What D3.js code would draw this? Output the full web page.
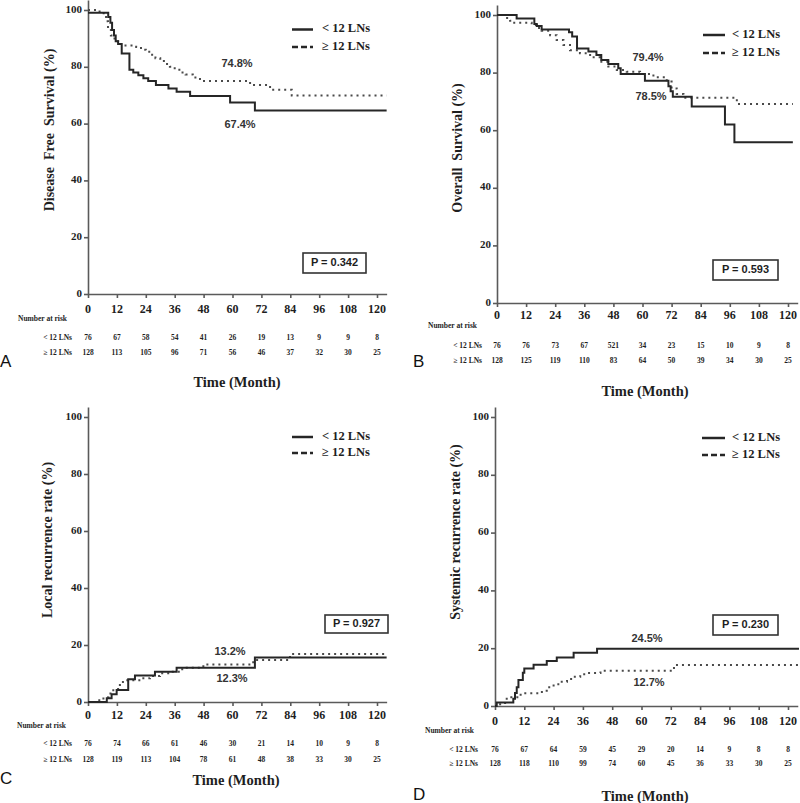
<!DOCTYPE html>
<html><head><meta charset="utf-8">
<script src="https://cdn.jsdelivr.net/npm/d3@7/dist/d3.min.js"></script>
<style>
body{margin:0;background:#fff;}
svg{display:block;}
.serif{font-family:"Liberation Serif","Times New Roman",serif;font-weight:bold;}
.sans{font-family:"Liberation Sans",Arial,sans-serif;}
</style></head>
<body>
<svg id="chart" width="800" height="803"></svg>
<script>
// ---------- DATA ----------
const groups = ["< 12 LNs", "\u2265 12 LNs"];
const timeTicks = [0,12,24,36,48,60,72,84,96,108,120];
const yTicks = [0,20,40,60,80,100];

// Panel A: Disease free survival (time, %)
const dfsLow = [[0,99],[8.4,97.5],[9.3,95.5],[10,93],[10.8,91],[11.5,89],[12.5,88],[14,84.7],[17.2,79],[18.8,78],[20.9,77],[23,76],[25,75],[28.2,73.6],[33.4,72.4],[36.8,71.2],[42.4,69.7],[59,67.4],[69.3,64.6],[124,64.6]];
const dfsHigh = [[0,100],[3.5,99.5],[6.5,98],[7.5,96],[8.3,93.5],[9.5,91],[11,89],[12.5,88],[14.5,87.5],[20,87],[22,86],[24,85.3],[26,84.2],[28,83],[30,82],[32,81],[34,80],[36,79],[38.5,78],[40.5,77.3],[43.5,76.2],[46.5,75.0],[67.3,73.6],[75.6,71.9],[84.6,69.9],[124,69.9]];
const dfsRiskLow = [76,67,58,54,41,26,19,13,9,9,8];
const dfsRiskHigh = [128,113,105,96,71,56,46,37,32,30,25];

// Panel B: Overall survival
const osLow = [[0,100],[8.1,98.8],[15.4,96.9],[16.4,96.2],[18.4,95],[29.7,94],[31,92.5],[33,88.4],[37.7,87.3],[41,86.1],[43,84.4],[45.9,83],[50,81.5],[51,79.5],[61,77.2],[70.7,75.3],[71.6,73.5],[72.5,71.6],[80.3,68.2],[94,62],[97.9,55.8],[122,55.8]];
const osHigh = [[0,100],[3.7,99],[5.4,98],[6,97.3],[14.3,96.5],[16.4,95.5],[18.4,94.5],[21.9,93],[24.6,91.3],[27.4,89.6],[30.1,87.8],[34.2,86.7],[38.4,85.3],[42.5,83.8],[45.9,82.1],[49.4,80.9],[53.5,80.3],[59,79.5],[64.5,78.4],[70,76.9],[72,74.5],[74.1,72.6],[76.9,71.3],[98.9,69.1],[122,69.1]];
const osRiskLow = [76,76,73,67,521,34,23,15,10,9,8];
const osRiskHigh = [128,125,119,110,83,64,50,39,34,30,25];

// Panel C: Local recurrence rate
const lrLow = [[0,0],[7.8,1.3],[9.8,2.7],[11.9,4.2],[16.7,8],[19.5,9.3],[27.8,10.6],[36.8,12.0],[69.3,15.6],[124,15.6]];
const lrHigh = [[0,0],[3.6,0.6],[6.4,1.7],[8.5,3],[10.5,4.5],[12.5,6],[14.5,7.6],[22,8.3],[25.7,9.1],[29.9,10.1],[34,10.6],[38.2,11.5],[41,12.0],[47.9,13.2],[68.6,14.7],[83.9,16.8],[124,16.8]];
const lrRiskLow = [76,74,66,61,46,30,21,14,10,9,8];
const lrRiskHigh = [128,119,113,104,78,61,48,38,33,30,25];

// Panel D: Systemic recurrence rate
const srLow = [[0,0],[0.7,1.2],[7.5,2.5],[8.2,4.5],[8.9,6.5],[9.6,9],[11.4,11.5],[12,13],[15.8,14.3],[21.2,15.6],[25.3,16.8],[32.2,18.4],[41.8,19.8],[124.5,19.8]];
const srHigh = [[0,0],[2.1,1],[4.8,3],[10.5,4.4],[19.2,5.3],[21.2,6.5],[24,7.5],[26.7,8.4],[29.5,9.3],[32.2,10.1],[34.9,11],[37.7,11.4],[43.2,12.2],[73.3,14.2],[124.5,14.2]];
const srRiskLow = [76,67,64,59,45,29,20,14,9,8,8];
const srRiskHigh = [128,118,110,99,74,60,45,36,33,30,25];

const panelLetters = ["A","B","C","D"];
const yTitles = ["Disease  Free  Survival (%)","Overall  Survival (%)","Local recurrence rate (%)","Systemic recurrence rate (%)"];
const pValues = ["P = 0.342","P = 0.593","P = 0.927","P = 0.230"];
const pctLabels = [["74.8%","67.4%"],["79.4%","78.5%"],["13.2%","12.3%"],["24.5%","12.7%"]];

// ---------- LAYOUT ----------
const panels = [
  {low:dfsLow, high:dfsHigh, rl:dfsRiskLow, rh:dfsRiskHigh, x0:88, x120:377, y0:294, y100:10,
   risk:[18,72,319,338,353], letter:[0,367], time:[237,387], ytitle:[51,130], leg:[292,313,322,29.5,47],
   pbox:[303,253,63,20], pct:[[237,64],[240,125]], xlab:310},
  {low:osLow, high:osHigh, rl:osRiskLow, rh:osRiskHigh, x0:497, x120:788, y0:303, y100:15,
   risk:[428,482,326,346,361], letter:[413,367], time:[645,396], ytitle:[459,148], leg:[703,725,732,35,53],
   pbox:[713,260,65,20], pct:[[648,58],[651,97]], xlab:316},
  {low:lrLow, high:lrHigh, rl:lrRiskLow, rh:lrRiskHigh, x0:88, x120:377, y0:702, y100:417,
   risk:[17,72,726,744,760], letter:[0,784], time:[236,785], ytitle:[49,540], leg:[292,313,322,437,453],
   pbox:[325,615,63,18], pct:[[230,652],[232,679]], xlab:716},
  {low:srLow, high:srHigh, rl:srRiskLow, rh:srRiskHigh, x0:495, x120:788, y0:706, y100:417,
   risk:[425,478,731,750,764], letter:[413,800], time:[645,801], ytitle:[457,532], leg:[702,725,732,438,455],
   pbox:[713,615,65,20], pct:[[647,639],[649,683]], xlab:722}
];

const svg = d3.select("#chart");
const lineCol = "#262626", axisCol = "#5a5a5a", txtCol = "#1e1e1e";

panels.forEach((p, i) => {
  const g = svg.append("g");
  const xEnd = p.x0 + (p.x120 - p.x0) * 124/120;
  const yTop = p.y0 - (p.y0 - p.y100) * 1.035;
  const x = d3.scaleLinear().domain([0,124]).range([p.x0, xEnd]);
  const y = d3.scaleLinear().domain([0,103.5]).range([p.y0, yTop]);

  // axes
  const xa = g.append("g").attr("transform",`translate(0,${p.y0})`)
    .call(d3.axisBottom(x).tickValues(timeTicks).tickSize(4).tickSizeOuter(0).tickFormat(""));
  const ya = g.append("g").attr("transform",`translate(${p.x0},0)`)
    .call(d3.axisLeft(y).tickValues(yTicks).tickSize(4).tickSizeOuter(0).tickFormat(""));
  [xa,ya].forEach(a=>{a.selectAll("path,line").attr("stroke",axisCol).attr("stroke-width",1.6);});

  // tick labels
  g.selectAll(".xl").data(timeTicks).join("text").attr("class","serif")
    .attr("x", d=>x(d)).attr("y", p.xlab).attr("dominant-baseline","middle")
    .attr("text-anchor","middle").attr("font-size",12).attr("fill",txtCol).text(d=>d);
  g.selectAll(".yl").data(yTicks).join("text").attr("class","serif")
    .attr("x", p.x0-6).attr("y", d=>y(d)).attr("dominant-baseline","middle")
    .attr("text-anchor","end").attr("font-size",11).attr("fill",txtCol).text(d=>d);

  // curves
  const line = d3.line().x(d=>x(d[0])).y(d=>y(d[1])).curve(d3.curveStepAfter);
  g.append("path").datum(p.high).attr("d",line).attr("fill","none")
    .attr("stroke","#4a4a4a").attr("stroke-width",2).attr("stroke-dasharray","2,4");
  g.append("path").datum(p.low).attr("d",line).attr("fill","none")
    .attr("stroke",lineCol).attr("stroke-width",2);

  // legend
  const [lx1,lx2,ltx,ly1,ly2] = p.leg;
  g.append("line").attr("x1",lx1).attr("x2",lx2).attr("y1",ly1).attr("y2",ly1)
    .attr("stroke",lineCol).attr("stroke-width",2.5);
  g.append("line").attr("x1",lx1).attr("x2",lx2).attr("y1",ly2).attr("y2",ly2)
    .attr("stroke",lineCol).attr("stroke-width",2.5).attr("stroke-dasharray","6,3");
  g.selectAll(".lg").data(groups).join("text").attr("class","serif")
    .attr("x",ltx).attr("y",(d,k)=>k?ly2:ly1).attr("dominant-baseline","middle")
    .attr("font-size",12.5).attr("fill",txtCol).text(d=>d);

  // p box
  const [bx,by,bw,bh] = p.pbox;
  g.append("rect").attr("x",bx).attr("y",by).attr("width",bw).attr("height",bh)
    .attr("fill","#fff").attr("stroke","#333").attr("stroke-width",1.6);
  g.append("text").attr("class","sans").attr("x",bx+bw/2).attr("y",by+bh/2+0.5)
    .attr("text-anchor","middle").attr("dominant-baseline","middle")
    .attr("font-size",11).attr("font-weight","bold").attr("fill",txtCol).text(pValues[i]);

  // percentage labels
  pctLabels[i].forEach((t,k)=>{
    g.append("text").attr("class","sans").attr("x",p.pct[k][0]).attr("y",p.pct[k][1])
      .attr("text-anchor","middle").attr("dominant-baseline","middle")
      .attr("font-size",11).attr("font-weight","bold").attr("fill","#333").text(t);
  });

  // y title
  g.append("text").attr("class","serif")
    .attr("transform",`translate(${p.ytitle[0]},${p.ytitle[1]}) rotate(-90)`)
    .attr("text-anchor","middle").attr("dominant-baseline","middle")
    .attr("font-size",14).attr("fill",txtCol).attr("xml:space","preserve")
    .style("white-space","pre").text(yTitles[i]);

  // risk table
  const [rx,rlx,ry0,ry1,ry2] = p.risk;
  g.append("text").attr("class","serif").attr("x",rx).attr("y",ry0)
    .attr("dominant-baseline","middle").attr("font-size",7.5).attr("fill",txtCol).text("Number at risk");
  g.selectAll(".rlab").data(groups).join("text").attr("class","serif")
    .attr("x",rlx).attr("y",(d,k)=>k?ry2:ry1).attr("text-anchor","end")
    .attr("dominant-baseline","middle").attr("font-size",7.5).attr("fill",txtCol).text(d=>d);
  [p.rl,p.rh].forEach((arr,k)=>{
    g.selectAll(".rn"+k).data(arr).join("text").attr("class","serif")
      .attr("x",(d,j)=>x(timeTicks[j])).attr("y",k?ry2:ry1)
      .attr("text-anchor","middle").attr("dominant-baseline","middle")
      .attr("font-size",7.5).attr("fill",txtCol).text(d=>d);
  });

  // time title
  g.append("text").attr("class","serif").attr("x",p.time[0]).attr("y",p.time[1])
    .attr("text-anchor","middle").attr("font-size",14.5).attr("fill",txtCol).text("Time (Month)");

  // panel letter
  g.append("text").attr("class","sans").attr("x",p.letter[0]).attr("y",p.letter[1])
    .attr("font-size",17).attr("fill","#111").text(panelLetters[i]);
});
</script>
</body></html>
____
The lines from the top of the data above through the one holding "const osRiskHigh = [128,125,119,110,83,64,50,39,34,30,25];" are to be repeated exactly, and only those, with no pictures.

• [Right answer]:
What D3.js code would draw this? Output the full web page.
<!DOCTYPE html>
<html><head><meta charset="utf-8">
<script src="https://cdn.jsdelivr.net/npm/d3@7/dist/d3.min.js"></script>
<style>
body{margin:0;background:#fff;}
svg{display:block;}
.serif{font-family:"Liberation Serif","Times New Roman",serif;font-weight:bold;}
.sans{font-family:"Liberation Sans",Arial,sans-serif;}
</style></head>
<body>
<svg id="chart" width="800" height="803"></svg>
<script>
// ---------- DATA ----------
const groups = ["< 12 LNs", "\u2265 12 LNs"];
const timeTicks = [0,12,24,36,48,60,72,84,96,108,120];
const yTicks = [0,20,40,60,80,100];

// Panel A: Disease free survival (time, %)
const dfsLow = [[0,99],[8.4,97.5],[9.3,95.5],[10,93],[10.8,91],[11.5,89],[12.5,88],[14,84.7],[17.2,79],[18.8,78],[20.9,77],[23,76],[25,75],[28.2,73.6],[33.4,72.4],[36.8,71.2],[42.4,69.7],[59,67.4],[69.3,64.6],[124,64.6]];
const dfsHigh = [[0,100],[3.5,99.5],[6.5,98],[7.5,96],[8.3,93.5],[9.5,91],[11,89],[12.5,88],[14.5,87.5],[20,87],[22,86],[24,85.3],[26,84.2],[28,83],[30,82],[32,81],[34,80],[36,79],[38.5,78],[40.5,77.3],[43.5,76.2],[46.5,75.0],[67.3,73.6],[75.6,71.9],[84.6,69.9],[124,69.9]];
const dfsRiskLow = [76,67,58,54,41,26,19,13,9,9,8];
const dfsRiskHigh = [128,113,105,96,71,56,46,37,32,30,25];

// Panel B: Overall survival
const osLow = [[0,100],[8.1,98.8],[15.4,96.9],[16.4,96.2],[18.4,95],[29.7,94],[31,92.5],[33,88.4],[37.7,87.3],[41,86.1],[43,84.4],[45.9,83],[50,81.5],[51,79.5],[61,77.2],[70.7,75.3],[71.6,73.5],[72.5,71.6],[80.3,68.2],[94,62],[97.9,55.8],[122,55.8]];
const osHigh = [[0,100],[3.7,99],[5.4,98],[6,97.3],[14.3,96.5],[16.4,95.5],[18.4,94.5],[21.9,93],[24.6,91.3],[27.4,89.6],[30.1,87.8],[34.2,86.7],[38.4,85.3],[42.5,83.8],[45.9,82.1],[49.4,80.9],[53.5,80.3],[59,79.5],[64.5,78.4],[70,76.9],[72,74.5],[74.1,72.6],[76.9,71.3],[98.9,69.1],[122,69.1]];
const osRiskLow = [76,76,73,67,521,34,23,15,10,9,8];
const osRiskHigh = [128,125,119,110,83,64,50,39,34,30,25];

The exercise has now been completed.